I'm still working on the problem mentioned in this post: Sorting vector of strings with leading numbers
The original problem is as follows:
Write a complete C++ program that outputs the k most frequently used words in file input.txt, one per line in descending order of frequency, where k is a nonnegative integer read from input. Ties are broken arbitrarily, and if there are only u different words in input.txt and u < k, then the output has only u entries. For this problem, you may not use any STL class or algorithm except vector and string. A word is a maximal block of non-white-space characters with punctuations removed. Each output line consists of a word followed by its frequency count. (inputs and k-values are given)

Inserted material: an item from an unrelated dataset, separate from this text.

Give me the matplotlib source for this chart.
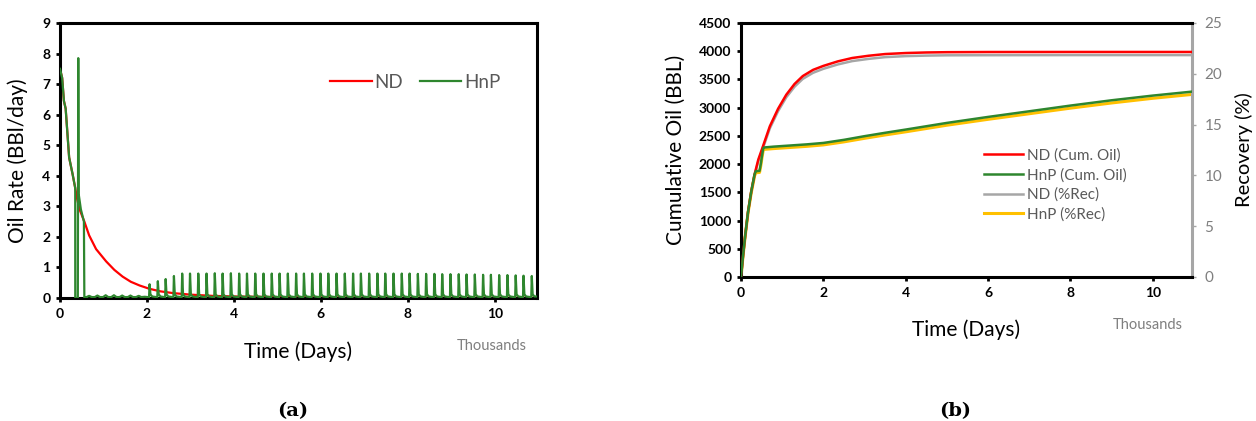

Thanks to those who suggested using a struct, I ended up with a little bit more efficient solution with less code.
However, the problem is, for text files that are relatively large (consisted of >400000 words), my program can keep running for more than 5 minutes and gives no result whatsoever. The program runs perfectly on small file inputs. I'm not sure whether it's because the file was too big, or there's a problem with the algorithm itself that causes memory overflow/corruption.
Here's my code for the program:
struct word_freq {
int freq;
string word;
};
bool operator<(const word_freq& a, const word_freq& b) {
return a.freq < b.freq;
}
void word_frequencies(ifstream& inf, int k)
{
vector <string> input;
string w;
while (inf >> w)
{
remove_punc(w);
input.push_back(w);
}
sort(input.begin(), input.end());
// initialize frequency vector
vector <int> freq;
for (size_t i = 0; i < input.size(); ++i) freq.push_back(1);
// count actual frequencies
int count = 0;
for (size_t i = 0; i < input.size()-1; ++i)
{
if (input[i] == input[i+1])
{
++count;
} else
{
freq[i] += count;
count = 0;
}
}
// words+frequencies
vector <word_freq> wf;
for (int i = 0; i < freq.size(); ++i)
{
if (freq[i] > 1 || is_unique(input, input[i]))
{
word_freq st = {freq[i], input[i]};
wf.push_back(st);
}
}
// printing
sort(wf.begin(), wf.end());
if (wf.size() < k)
{
for (int i = wf.size()-1; i >= 0; --i)
{
cout << wf[i].word << " " << wf[i].freq << endl;
}
} else
{
for (int i = wf.size()-1; i >= wf.size()-1-k; --i)
{
cout << wf[i].word << " " << wf[i].freq << endl;
}
}
}
If anyone can point out mistakes made, it would be greatly appreciated.